Set task: Output exactly the span of lines that begins at the line containing "Convert this diagram to TikZ code." and ends at the line containing "(0,0) rectangle (1568,-1107);", both lines included.

Exercise input:
● ● ● ●

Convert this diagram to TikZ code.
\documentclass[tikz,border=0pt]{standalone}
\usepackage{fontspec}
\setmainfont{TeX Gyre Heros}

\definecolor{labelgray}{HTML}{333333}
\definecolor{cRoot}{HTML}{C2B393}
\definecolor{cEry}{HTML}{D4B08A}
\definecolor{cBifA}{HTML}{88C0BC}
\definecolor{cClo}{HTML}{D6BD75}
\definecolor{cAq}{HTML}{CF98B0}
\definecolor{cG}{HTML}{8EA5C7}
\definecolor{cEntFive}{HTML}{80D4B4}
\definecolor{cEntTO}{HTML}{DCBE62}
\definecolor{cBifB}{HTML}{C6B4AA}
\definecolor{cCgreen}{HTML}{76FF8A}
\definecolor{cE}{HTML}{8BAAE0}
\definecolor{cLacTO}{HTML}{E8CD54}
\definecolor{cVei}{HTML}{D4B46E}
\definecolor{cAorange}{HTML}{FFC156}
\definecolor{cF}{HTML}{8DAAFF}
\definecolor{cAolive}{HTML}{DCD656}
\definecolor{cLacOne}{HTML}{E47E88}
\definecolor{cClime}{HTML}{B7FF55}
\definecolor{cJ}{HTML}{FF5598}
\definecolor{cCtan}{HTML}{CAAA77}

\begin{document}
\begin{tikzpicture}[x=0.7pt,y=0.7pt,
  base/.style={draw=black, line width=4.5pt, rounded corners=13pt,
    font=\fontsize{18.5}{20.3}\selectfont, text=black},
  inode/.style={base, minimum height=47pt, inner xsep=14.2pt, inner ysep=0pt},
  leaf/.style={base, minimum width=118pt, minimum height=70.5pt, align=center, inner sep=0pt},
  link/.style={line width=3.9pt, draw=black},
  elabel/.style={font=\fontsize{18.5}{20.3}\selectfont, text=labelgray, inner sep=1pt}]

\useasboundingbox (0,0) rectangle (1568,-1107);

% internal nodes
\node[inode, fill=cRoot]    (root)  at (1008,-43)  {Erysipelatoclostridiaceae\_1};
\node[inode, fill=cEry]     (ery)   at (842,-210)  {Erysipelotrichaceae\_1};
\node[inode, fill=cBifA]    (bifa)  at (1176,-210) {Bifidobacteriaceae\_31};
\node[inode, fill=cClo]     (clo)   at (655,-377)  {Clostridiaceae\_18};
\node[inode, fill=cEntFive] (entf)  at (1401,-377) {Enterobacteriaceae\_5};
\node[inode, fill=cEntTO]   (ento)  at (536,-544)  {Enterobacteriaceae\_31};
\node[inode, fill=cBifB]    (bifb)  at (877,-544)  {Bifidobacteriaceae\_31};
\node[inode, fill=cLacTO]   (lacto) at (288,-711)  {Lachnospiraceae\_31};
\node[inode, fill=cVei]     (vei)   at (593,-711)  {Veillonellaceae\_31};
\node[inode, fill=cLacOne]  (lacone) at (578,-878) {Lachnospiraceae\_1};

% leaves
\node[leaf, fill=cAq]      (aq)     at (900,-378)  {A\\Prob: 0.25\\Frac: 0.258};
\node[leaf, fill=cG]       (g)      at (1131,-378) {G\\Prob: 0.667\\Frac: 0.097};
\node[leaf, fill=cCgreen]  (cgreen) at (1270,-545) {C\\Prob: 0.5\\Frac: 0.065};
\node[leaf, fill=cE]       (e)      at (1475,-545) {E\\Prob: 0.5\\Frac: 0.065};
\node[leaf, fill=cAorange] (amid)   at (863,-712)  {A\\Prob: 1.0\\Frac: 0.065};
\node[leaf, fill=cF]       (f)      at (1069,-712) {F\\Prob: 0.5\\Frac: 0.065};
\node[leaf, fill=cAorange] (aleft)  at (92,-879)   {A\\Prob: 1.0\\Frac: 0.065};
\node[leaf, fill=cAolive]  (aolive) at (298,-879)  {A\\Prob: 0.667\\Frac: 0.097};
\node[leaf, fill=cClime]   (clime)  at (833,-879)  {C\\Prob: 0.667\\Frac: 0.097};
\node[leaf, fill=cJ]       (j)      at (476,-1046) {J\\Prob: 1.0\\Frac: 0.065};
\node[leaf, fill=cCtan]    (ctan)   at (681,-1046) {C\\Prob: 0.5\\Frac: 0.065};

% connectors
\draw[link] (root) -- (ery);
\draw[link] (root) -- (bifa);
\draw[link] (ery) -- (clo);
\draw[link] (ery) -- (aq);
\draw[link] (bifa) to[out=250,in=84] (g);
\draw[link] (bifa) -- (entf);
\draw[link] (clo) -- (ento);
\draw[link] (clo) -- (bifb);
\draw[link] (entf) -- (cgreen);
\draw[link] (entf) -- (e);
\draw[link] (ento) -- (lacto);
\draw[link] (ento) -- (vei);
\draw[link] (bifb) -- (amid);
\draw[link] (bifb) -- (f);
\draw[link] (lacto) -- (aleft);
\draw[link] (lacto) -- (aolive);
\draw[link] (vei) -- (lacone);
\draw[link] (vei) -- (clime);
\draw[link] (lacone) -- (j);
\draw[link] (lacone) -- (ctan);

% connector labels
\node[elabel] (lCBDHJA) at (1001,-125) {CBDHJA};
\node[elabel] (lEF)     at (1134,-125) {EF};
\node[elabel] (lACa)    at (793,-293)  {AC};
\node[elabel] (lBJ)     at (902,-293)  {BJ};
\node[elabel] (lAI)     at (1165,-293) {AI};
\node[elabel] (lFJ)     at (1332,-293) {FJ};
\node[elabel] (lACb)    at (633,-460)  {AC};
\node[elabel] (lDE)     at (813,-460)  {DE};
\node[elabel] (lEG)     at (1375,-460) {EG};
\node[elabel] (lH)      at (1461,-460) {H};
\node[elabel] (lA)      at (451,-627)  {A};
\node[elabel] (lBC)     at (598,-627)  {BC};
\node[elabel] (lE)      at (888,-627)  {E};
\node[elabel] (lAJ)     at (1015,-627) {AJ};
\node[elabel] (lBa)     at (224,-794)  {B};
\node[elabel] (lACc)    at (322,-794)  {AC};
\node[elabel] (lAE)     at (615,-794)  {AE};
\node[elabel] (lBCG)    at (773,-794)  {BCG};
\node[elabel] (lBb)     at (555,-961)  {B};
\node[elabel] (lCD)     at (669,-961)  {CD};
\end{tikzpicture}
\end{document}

● ● ● ●

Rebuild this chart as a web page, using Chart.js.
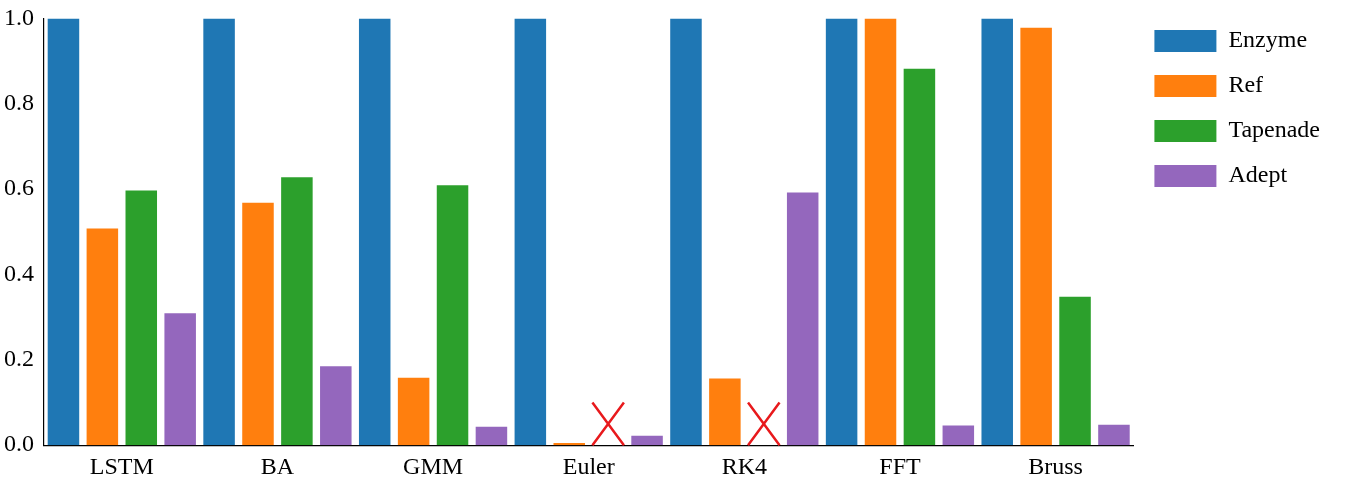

● ● ● ●

Answer below:
Convert this diagram to TikZ code.
\documentclass[tikz,border=0pt]{standalone}
\usepackage{fontspec}
\setmainfont{TeX Gyre Heros}

\definecolor{labelgray}{HTML}{333333}
\definecolor{cRoot}{HTML}{C2B393}
\definecolor{cEry}{HTML}{D4B08A}
\definecolor{cBifA}{HTML}{88C0BC}
\definecolor{cClo}{HTML}{D6BD75}
\definecolor{cAq}{HTML}{CF98B0}
\definecolor{cG}{HTML}{8EA5C7}
\definecolor{cEntFive}{HTML}{80D4B4}
\definecolor{cEntTO}{HTML}{DCBE62}
\definecolor{cBifB}{HTML}{C6B4AA}
\definecolor{cCgreen}{HTML}{76FF8A}
\definecolor{cE}{HTML}{8BAAE0}
\definecolor{cLacTO}{HTML}{E8CD54}
\definecolor{cVei}{HTML}{D4B46E}
\definecolor{cAorange}{HTML}{FFC156}
\definecolor{cF}{HTML}{8DAAFF}
\definecolor{cAolive}{HTML}{DCD656}
\definecolor{cLacOne}{HTML}{E47E88}
\definecolor{cClime}{HTML}{B7FF55}
\definecolor{cJ}{HTML}{FF5598}
\definecolor{cCtan}{HTML}{CAAA77}

\begin{document}
\begin{tikzpicture}[x=0.7pt,y=0.7pt,
  base/.style={draw=black, line width=4.5pt, rounded corners=13pt,
    font=\fontsize{18.5}{20.3}\selectfont, text=black},
  inode/.style={base, minimum height=47pt, inner xsep=14.2pt, inner ysep=0pt},
  leaf/.style={base, minimum width=118pt, minimum height=70.5pt, align=center, inner sep=0pt},
  link/.style={line width=3.9pt, draw=black},
  elabel/.style={font=\fontsize{18.5}{20.3}\selectfont, text=labelgray, inner sep=1pt}]

\useasboundingbox (0,0) rectangle (1568,-1107);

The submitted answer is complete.